--- start ---
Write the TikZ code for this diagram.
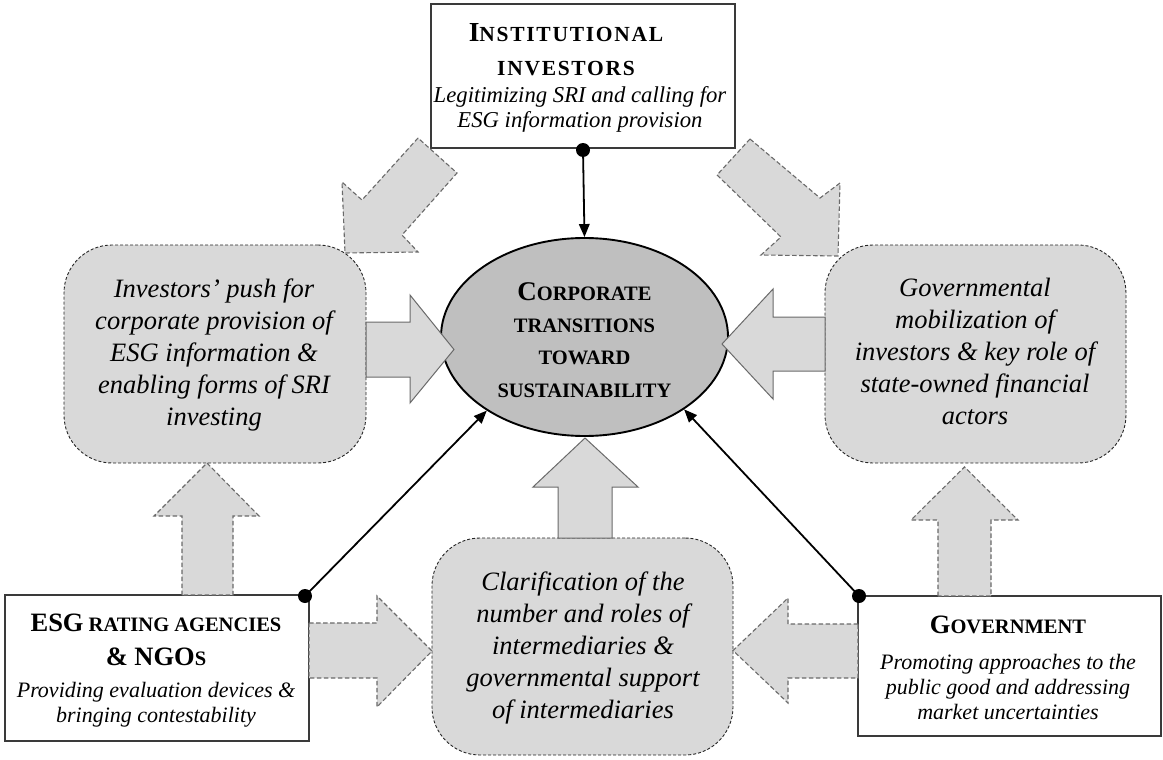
\documentclass[tikz,border=0pt]{standalone}
\usepackage{fontspec}
\setmainfont{Liberation Serif}
\usetikzlibrary{arrows.meta,shapes.geometric}
\definecolor{boxgray}{HTML}{D9D9D9}
\definecolor{ellgray}{HTML}{BFBFBF}
\definecolor{arrline}{HTML}{6A6A6A}
\definecolor{boxline}{HTML}{3A3A3A}
\newcommand\BC[1]{{\fontsize{26.5}{34}\selectfont #1}}
\newcommand\BT[1]{{\fontsize{27.5}{34}\selectfont #1}}
\newcommand\hdfont{\bfseries\fontsize{20.5}{34}\selectfont}
\newcommand\topfont{\bfseries\addfontfeatures{LetterSpace=8}\fontsize{21.5}{34}\selectfont}
\newcommand\ellfont{\bfseries\fontsize{20.5}{32.3}\selectfont}
\newcommand\dsfont{\itshape\fontsize{22}{25}\selectfont}
\newcommand\dstfont{\itshape\fontsize{22.7}{25}\selectfont}
\newcommand\rbfont{\itshape\fontsize{26.5}{32}\selectfont}
\begin{document}
\begin{tikzpicture}[x=1pt,y=-1pt,
  wbox/.style={draw=boxline,line width=1.2pt,fill=white,inner sep=0pt},
  rbox/.style={draw=black!85,fill=boxgray,line width=0.9pt,dash pattern=on 3pt off 2pt,rounded corners=48pt,inner sep=0pt},
  ellnode/.style={ellipse,draw=black,line width=1.9pt,fill=ellgray,inner sep=0pt,minimum width=287pt,minimum height=198pt},
  hd/.style={font=\hdfont,align=center,inner sep=0pt},
  ds/.style={font=\dsfont,align=center,inner sep=0pt},
  rb/.style={font=\rbfont,align=center,inner sep=0pt},
  solidarr/.style={draw=arrline,fill=boxgray,line width=1pt,line join=miter},
  dasharr/.style={draw=arrline,fill=boxgray,line width=1.1pt,dash pattern=on 4.5pt off 2.5pt},
  dotn/.style={circle,fill=black,inner sep=0pt,minimum size=14pt},
  conn/.style={draw=black,line width=1.8pt,-{Triangle[length=13pt,width=10.5pt]}}
]
\fill[white] (0,0) rectangle (1163,760);
\useasboundingbox (0,0) rectangle (1163,760);

% rounded boxes
\node[rbox,minimum width=302pt,minimum height=218pt] (lbox) at (215,354) {};
\node[rbox,minimum width=301pt,minimum height=218pt] (rbx) at (975.5,354) {};
\node[rbox,minimum width=301pt,minimum height=217pt] (mbox) at (582.5,646.5) {};
% white boxes
\node[wbox,minimum width=304pt,minimum height=144pt] (inst) at (583,76) {};
\node[wbox,minimum width=304pt,minimum height=146pt] (esg) at (157,668) {};
\node[wbox,minimum width=303pt,minimum height=140pt] (gov) at (1009.5,666) {};
% ellipse
\node[ellnode] (ell) at (584.5,337) {};

% texts
\node[hd,font=\topfont] (instH) at (566,50) {\BT{I}NSTITUTIONAL\\INVESTORS};
\node[ds,font=\dstfont] (instD) at (580,109.5) {Legitimizing SRI and calling for\\ESG information provision};
\node[hd,font=\ellfont] (ellT) at (584.5,340) {{\fontsize{27}{32.3}\selectfont C}ORPORATE\\TRANSITIONS\\TOWARD\\SUSTAINABILITY};
\node[rb] (lboxT) at (214,355) {Investors’ push for\\corporate provision of\\ESG information \&\\enabling forms of SRI\\investing};
\node[rb] (rbxT) at (975,351) {Governmental\\mobilization of\\investors \& key role of\\state-owned financial\\actors};
\node[rb] (mboxT) at (583,647.5) {Clarification of the\\number and roles of\\intermediaries \&\\governmental support\\of intermediaries};
\node[hd] (esgH) at (156,640) {\BC{ESG} RATING AGENCIES\\\BC{\& NGO}S};
\node[ds] (esgD) at (156,704.5) {Providing evaluation devices \&\\bringing contestability};
\node[hd] (govH) at (1008,625) {\BC{G}OVERNMENT};
\node[ds] (govD) at (1008,687) {Promoting approaches to the\\public good and addressing\\market uncertainties};

% solid block arrows
\filldraw[solidarr] (366,322) -- (410,322) -- (410,295) -- (454,349.5) -- (410,403) -- (410,377) -- (366,377) -- cycle;
\filldraw[solidarr] (825,317) -- (773,317) -- (773,289) -- (722,344) -- (773,399) -- (773,371) -- (825,371) -- cycle;
\filldraw[solidarr] (558,538) -- (558,487) -- (533,487) -- (585,438) -- (638,487) -- (612,487) -- (612,538) -- cycle;
% dashed block arrows
\filldraw[dasharr] (418,138) -- (362,200) -- (342,182) -- (345,253) -- (418,252) -- (402,235) -- (457,173) -- cycle;
\filldraw[dasharr] (750,139) -- (820,198) -- (840,183) -- (838,256) -- (761,255) -- (781,237) -- (717,175) -- cycle;
\filldraw[dasharr] (182,595) -- (182,516) -- (154,516) -- (207,463) -- (259,516) -- (233,516) -- (233,595) -- cycle;
\filldraw[dasharr] (309,623) -- (377,623) -- (377,596) -- (432,651) -- (377,707) -- (377,678) -- (309,678) -- cycle;
\filldraw[dasharr] (858,624) -- (788,624) -- (788,598) -- (733,650.5) -- (788,703) -- (788,678) -- (858,678) -- cycle;
\filldraw[dasharr] (938,596) -- (938,520) -- (911,520) -- (964.5,467) -- (1018,520) -- (991,520) -- (991,596) -- cycle;

% dots and connectors
\node[dotn] (dInst) at (583,150) {};
\node[dotn] (dEsg) at (305,596) {};
\node[dotn] (dGov) at (859,596) {};
\draw[conn] (dInst.center) -- (ell.north);
\draw[conn] (dEsg.center) -- (ell.-143);
\draw[conn] (dGov.center) -- (ell.-36);
\end{tikzpicture}
\end{document}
--- end ---
• _Task description_
Give back every line exactly as it stands, pictures excluded.

• _Response to the task_
Write the TikZ code for this diagram.
\documentclass[tikz,border=0pt]{standalone}
\usepackage{fontspec}
\setmainfont{Liberation Serif}
\usetikzlibrary{arrows.meta,shapes.geometric}
\definecolor{boxgray}{HTML}{D9D9D9}
\definecolor{ellgray}{HTML}{BFBFBF}
\definecolor{arrline}{HTML}{6A6A6A}
\definecolor{boxline}{HTML}{3A3A3A}
\newcommand\BC[1]{{\fontsize{26.5}{34}\selectfont #1}}
\newcommand\BT[1]{{\fontsize{27.5}{34}\selectfont #1}}
\newcommand\hdfont{\bfseries\fontsize{20.5}{34}\selectfont}
\newcommand\topfont{\bfseries\addfontfeatures{LetterSpace=8}\fontsize{21.5}{34}\selectfont}
\newcommand\ellfont{\bfseries\fontsize{20.5}{32.3}\selectfont}
\newcommand\dsfont{\itshape\fontsize{22}{25}\selectfont}
\newcommand\dstfont{\itshape\fontsize{22.7}{25}\selectfont}
\newcommand\rbfont{\itshape\fontsize{26.5}{32}\selectfont}
\begin{document}
\begin{tikzpicture}[x=1pt,y=-1pt,
  wbox/.style={draw=boxline,line width=1.2pt,fill=white,inner sep=0pt},
  rbox/.style={draw=black!85,fill=boxgray,line width=0.9pt,dash pattern=on 3pt off 2pt,rounded corners=48pt,inner sep=0pt},
  ellnode/.style={ellipse,draw=black,line width=1.9pt,fill=ellgray,inner sep=0pt,minimum width=287pt,minimum height=198pt},
  hd/.style={font=\hdfont,align=center,inner sep=0pt},
  ds/.style={font=\dsfont,align=center,inner sep=0pt},
  rb/.style={font=\rbfont,align=center,inner sep=0pt},
  solidarr/.style={draw=arrline,fill=boxgray,line width=1pt,line join=miter},
  dasharr/.style={draw=arrline,fill=boxgray,line width=1.1pt,dash pattern=on 4.5pt off 2.5pt},
  dotn/.style={circle,fill=black,inner sep=0pt,minimum size=14pt},
  conn/.style={draw=black,line width=1.8pt,-{Triangle[length=13pt,width=10.5pt]}}
]
\fill[white] (0,0) rectangle (1163,760);
\useasboundingbox (0,0) rectangle (1163,760);

% rounded boxes
\node[rbox,minimum width=302pt,minimum height=218pt] (lbox) at (215,354) {};
\node[rbox,minimum width=301pt,minimum height=218pt] (rbx) at (975.5,354) {};
\node[rbox,minimum width=301pt,minimum height=217pt] (mbox) at (582.5,646.5) {};
% white boxes
\node[wbox,minimum width=304pt,minimum height=144pt] (inst) at (583,76) {};
\node[wbox,minimum width=304pt,minimum height=146pt] (esg) at (157,668) {};
\node[wbox,minimum width=303pt,minimum height=140pt] (gov) at (1009.5,666) {};
% ellipse
\node[ellnode] (ell) at (584.5,337) {};

% texts
\node[hd,font=\topfont] (instH) at (566,50) {\BT{I}NSTITUTIONAL\\INVESTORS};
\node[ds,font=\dstfont] (instD) at (580,109.5) {Legitimizing SRI and calling for\\ESG information provision};
\node[hd,font=\ellfont] (ellT) at (584.5,340) {{\fontsize{27}{32.3}\selectfont C}ORPORATE\\TRANSITIONS\\TOWARD\\SUSTAINABILITY};
\node[rb] (lboxT) at (214,355) {Investors’ push for\\corporate provision of\\ESG information \&\\enabling forms of SRI\\investing};
\node[rb] (rbxT) at (975,351) {Governmental\\mobilization of\\investors \& key role of\\state-owned financial\\actors};
\node[rb] (mboxT) at (583,647.5) {Clarification of the\\number and roles of\\intermediaries \&\\governmental support\\of intermediaries};
\node[hd] (esgH) at (156,640) {\BC{ESG} RATING AGENCIES\\\BC{\& NGO}S};
\node[ds] (esgD) at (156,704.5) {Providing evaluation devices \&\\bringing contestability};
\node[hd] (govH) at (1008,625) {\BC{G}OVERNMENT};
\node[ds] (govD) at (1008,687) {Promoting approaches to the\\public good and addressing\\market uncertainties};

% solid block arrows
\filldraw[solidarr] (366,322) -- (410,322) -- (410,295) -- (454,349.5) -- (410,403) -- (410,377) -- (366,377) -- cycle;
\filldraw[solidarr] (825,317) -- (773,317) -- (773,289) -- (722,344) -- (773,399) -- (773,371) -- (825,371) -- cycle;
\filldraw[solidarr] (558,538) -- (558,487) -- (533,487) -- (585,438) -- (638,487) -- (612,487) -- (612,538) -- cycle;
% dashed block arrows
\filldraw[dasharr] (418,138) -- (362,200) -- (342,182) -- (345,253) -- (418,252) -- (402,235) -- (457,173) -- cycle;
\filldraw[dasharr] (750,139) -- (820,198) -- (840,183) -- (838,256) -- (761,255) -- (781,237) -- (717,175) -- cycle;
\filldraw[dasharr] (182,595) -- (182,516) -- (154,516) -- (207,463) -- (259,516) -- (233,516) -- (233,595) -- cycle;
\filldraw[dasharr] (309,623) -- (377,623) -- (377,596) -- (432,651) -- (377,707) -- (377,678) -- (309,678) -- cycle;
\filldraw[dasharr] (858,624) -- (788,624) -- (788,598) -- (733,650.5) -- (788,703) -- (788,678) -- (858,678) -- cycle;
\filldraw[dasharr] (938,596) -- (938,520) -- (911,520) -- (964.5,467) -- (1018,520) -- (991,520) -- (991,596) -- cycle;

% dots and connectors
\node[dotn] (dInst) at (583,150) {};
\node[dotn] (dEsg) at (305,596) {};
\node[dotn] (dGov) at (859,596) {};
\draw[conn] (dInst.center) -- (ell.north);
\draw[conn] (dEsg.center) -- (ell.-143);
\draw[conn] (dGov.center) -- (ell.-36);
\end{tikzpicture}
\end{document}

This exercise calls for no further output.